Using the Government’s 2004 Social Report living standards scale – which identifies a low-income threshold as 60 percent of the 1998 median equivalent net-of-housing-cost family income – it is children living in sole parent families that suffer the greatest levels of financial disparity. Yet there is a real difficulty with defining poverty in this way – as average wages rise, so too will the poverty threshold and, under this scenario, there will never be an end to poverty in New Zealand.
Poverty is an extremely emotive term, which changes as living standards rise. For example: it is no longer unusual for a household to own more than one car, telephone or television – raising the legitimate question as to whether having only one of these is an indicator of poverty.
Further, if we look at the issue realistically, what is defined as poverty in New Zealand would be regarded as privileged in many other countries, with one of the problems faced by many ‘poor’ in this country being, not starvation but, obesity.
In fact, at our recent Welfare Symposium Alan Duff drove this point home by recounting the reaction of his ‘adopted’ African son, when he first introduced him to disadvantage in New Zealand. On showing him some of the poorest homes in town the young man looked incredulously, and claimed that it was not deprivation he was seeing, but opulence.
In defining poverty as a human right, the Commission is setting the scene for Labour to introduce a new range of taxpayer-funded measures designed to relieve sole parent poverty. The problem is that, despite being costly, such measures will not succeed.

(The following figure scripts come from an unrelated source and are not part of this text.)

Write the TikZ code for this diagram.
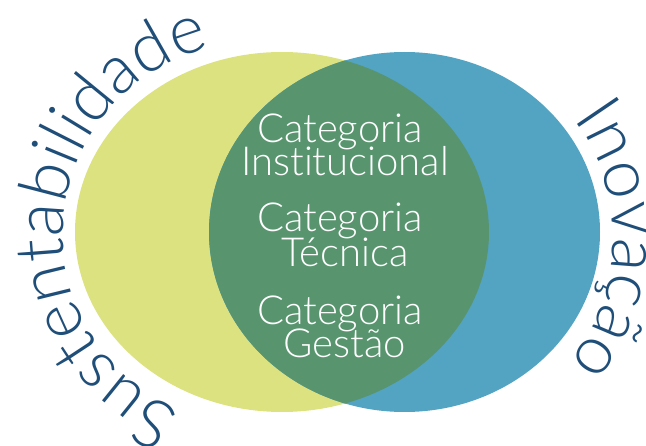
\documentclass[tikz,border=0pt]{standalone}
\usepackage{fontspec}
\IfFontExistsTF{Lato-Light.ttf}
  {\newfontfamily\thinfont{Lato-Light.ttf}[Ligatures = NoCommon]}
  {\IfFontExistsTF{NotoSans-Light.ttf}
    {\newfontfamily\thinfont{NotoSans-Light.ttf}[Ligatures = NoCommon]}
    {\IfFontExistsTF{OpenSans-Light.ttf}
      {\newfontfamily\thinfont{OpenSans-Light.ttf}[Ligatures = NoCommon]}
      {\newfontfamily\thinfont{Lato}[Ligatures = NoCommon]}}}
\usetikzlibrary{decorations.text}
\definecolor{sustyellow}{HTML}{DDE281}
\definecolor{inovblue}{HTML}{53A3C3}
\definecolor{coregreen}{HTML}{58956F}
\definecolor{ringblue}{HTML}{1F4E79}
\tikzset{
  x = 1pt,
  y = 1pt,
  category/.style = {text = white,
                     inner sep = 0pt,
                     anchor = base,
                     font = \thinfont\fontsize{40}{40}\selectfont},
  ring text/.style = {decorate,
                      decoration = {text along path,
                                    text align = center,
                                    text color = ringblue,
                                    text = {|\thinfont\fontsize{68}{68}\selectfont|#1}}}
}
\begin{document}
\begin{tikzpicture}
\useasboundingbox (0,0) rectangle (646,445);

% the two sets and their overlap
\fill[sustyellow] (282,213) ellipse [x radius = 207, y radius = 180];
\fill[inovblue] (404.5,213) ellipse [x radius = 195.5, y radius = 180];
\begin{scope}
  \clip (282,213) ellipse [x radius = 207, y radius = 180];
  \fill[coregreen] (404.5,213) ellipse [x radius = 195.5, y radius = 180];
\end{scope}

% curved set names
\path[ring text = Sustentabilidade]
  ([shift = {(250:191)}] 254,211) arc [start angle = 250, end angle = 101, radius = 191];
\path[ring text = Inovação]
  ([shift = {(38:200)}] 413,207) arc [start angle = 38, end angle = -40, radius = 200];

\node[category] (cat-inst) at (340,302) {Categoria};
\node[category] (inst) at (345,269) {Institucional};
\node[category] (cat-tec) at (340,213) {Categoria};
\node[category] (tec) at (345,178) {Técnica};
\node[category] (cat-gest) at (340,120) {Categoria};
\node[category] (gest) at (345,87) {Gestão};

\end{tikzpicture}
\end{document}
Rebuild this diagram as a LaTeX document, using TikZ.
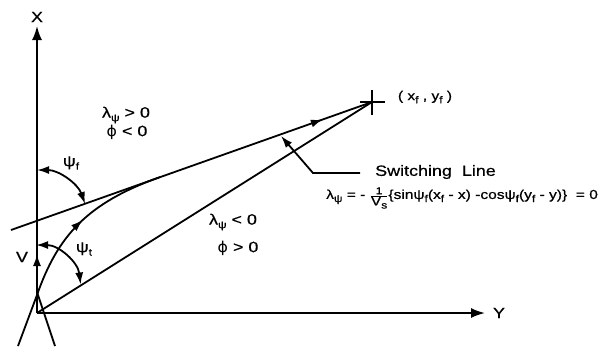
\documentclass[tikz,border=0pt]{standalone}
\usepackage{fontspec}
\setmainfont{Liberation Sans}[FakeStretch=1.2,FakeBold=0.6]
\newfontfamily\phifont{DejaVu Sans}[FakeStretch=1.05]
\usetikzlibrary{arrows.meta,decorations.markings}
\newcommand\sbs[1]{\raisebox{-0.45ex}{\fontsize{10}{10}\selectfont #1}}
\newcommand\myphi{{\phifont ϕ}}
\begin{document}
\begin{tikzpicture}[x=1bp,y=-1bp,
  ln/.style={line width=1.8bp},
  axis/.style={ln,-{Latex[length=14bp,width=10bp]}},
  tipone/.style={ln,-{Latex[length=12bp,width=8bp]}},
  tiptwo/.style={ln,{Latex[length=12bp,width=8bp]}-{Latex[length=12bp,width=8bp]}},
  midarrow/.style={postaction={decorate},decoration={markings,
     mark=at position #1 with {\arrow{Latex[length=12bp,width=8bp]}}}},
  lbl/.style={inner sep=0pt,font=\fontsize{15}{15}\selectfont},
  eqn/.style={inner sep=0pt,font=\fontsize{13}{13}\selectfont}]
\useasboundingbox (0,0) rectangle (615,346);
% coordinates
\coordinate (O) at (37,313);
\coordinate (Xtip) at (37,26);
\coordinate (Ytip) at (485,313);
\coordinate (F) at (372,102);
\coordinate (SL) at (11,230);
\coordinate (T) at (160,177.1);
\coordinate (S0) at (18,346);
\coordinate (S1) at (37,295);
\coordinate (Vb) at (37,268);
\coordinate (Vt) at (37,254);
\coordinate (Rb) at (55,346);
\coordinate (Ra) at (37,292);
\coordinate (PFs) at (37,170);
\coordinate (PTs) at (36,245);
\coordinate (L0) at (360,173);
\coordinate (L1) at (313,173);
\coordinate (L2) at (281,136);
\coordinate (Fa) at (360,102);
\coordinate (Fb) at (385,102);
\coordinate (Fc) at (372,90);
\coordinate (Fd) at (372,115);
% axes
\draw[axis] (O) -- (Xtip);
\draw[axis] (O) -- (Ytip);
\draw[tipone] (Vb) -- (Vt);
% lines to final point
\draw[ln] (O) -- (F);
\draw[ln,midarrow=0.864] (SL) -- (F);
\draw[ln] (Fa) -- (Fb);
\draw[ln] (Fc) -- (Fd);
% trajectory
\draw[ln] (S0) -- (S1);
\draw[ln,midarrow=0.5] (S1) .. controls (57.5,236.5) and (86.6,203.1) .. (T);
\draw[ln] (Rb) -- (Ra);
% angle arcs
\draw[tiptwo] (PFs) arc[start angle=-90,end angle=-19.5,radius=51];
\draw[tiptwo] (PTs) arc[start angle=-90,end angle=-7,radius=45];
% leader
\draw[tipone] (L0) -- (L1) -- (L2);
% labels
\node[lbl] (lx) at (37,17) {X};
\node[lbl] (ly) at (499,313) {Y};
\node[lbl] (lv) at (22,257) {V};
\node[lbl] (lpf) at (71,163) {ψ\sbs{f}};
\node[lbl] (lpt) at (84,249) {ψ\sbs{t}};
\node[lbl] (l1) at (126,115) {λ\sbs{ψ} > 0};
\node[lbl] (l2) at (127,132) {\myphi{} < 0};
\node[lbl] (l3) at (233,222) {λ\sbs{ψ} < 0};
\node[lbl] (l4) at (238,248) {\myphi{} > 0};
\node[eqn] (lf) at (425,97) {( x\sbs{f} , y\sbs{f} )};
\node[lbl,anchor=west] (lsw) at (375,172) {Switching\ \ Line};
\node[eqn,anchor=west] (leq) at (326,198) {λ\sbs{ψ} = - $\frac{\mbox{\fontsize{10}{10}\selectfont 1}}{\mbox{V\sbs{s}}}$\{sinψ\sbs{f}(x\sbs{f} - x) -cosψ\sbs{f}(y\sbs{f} - y)\}\ \ = 0};
\end{tikzpicture}
\end{document}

It is an undeniable fact that the only way out of poverty is through work, and that the only answer to welfare-induced child poverty – as most other countries have recognised – is to support sole parents into employment. The fact that New Zealand, in having no work requirements for sole parents, is now seriously out of step with most other western countries is one of the major reasons for our excessively high rates of child poverty. Other countries – particularly the US – have significantly reduced child poverty by requiring parents to work.
My challenge to the Human Rights Commission is to recommend – in its next report – that our Government follow the lead of other countries that have proven track records of success in this area, and implement strategies requiring able-bodied beneficiary parents to move into work. After all, when a country has a booming economy, having anyone who is able-bodied on welfare is a sign of government failure.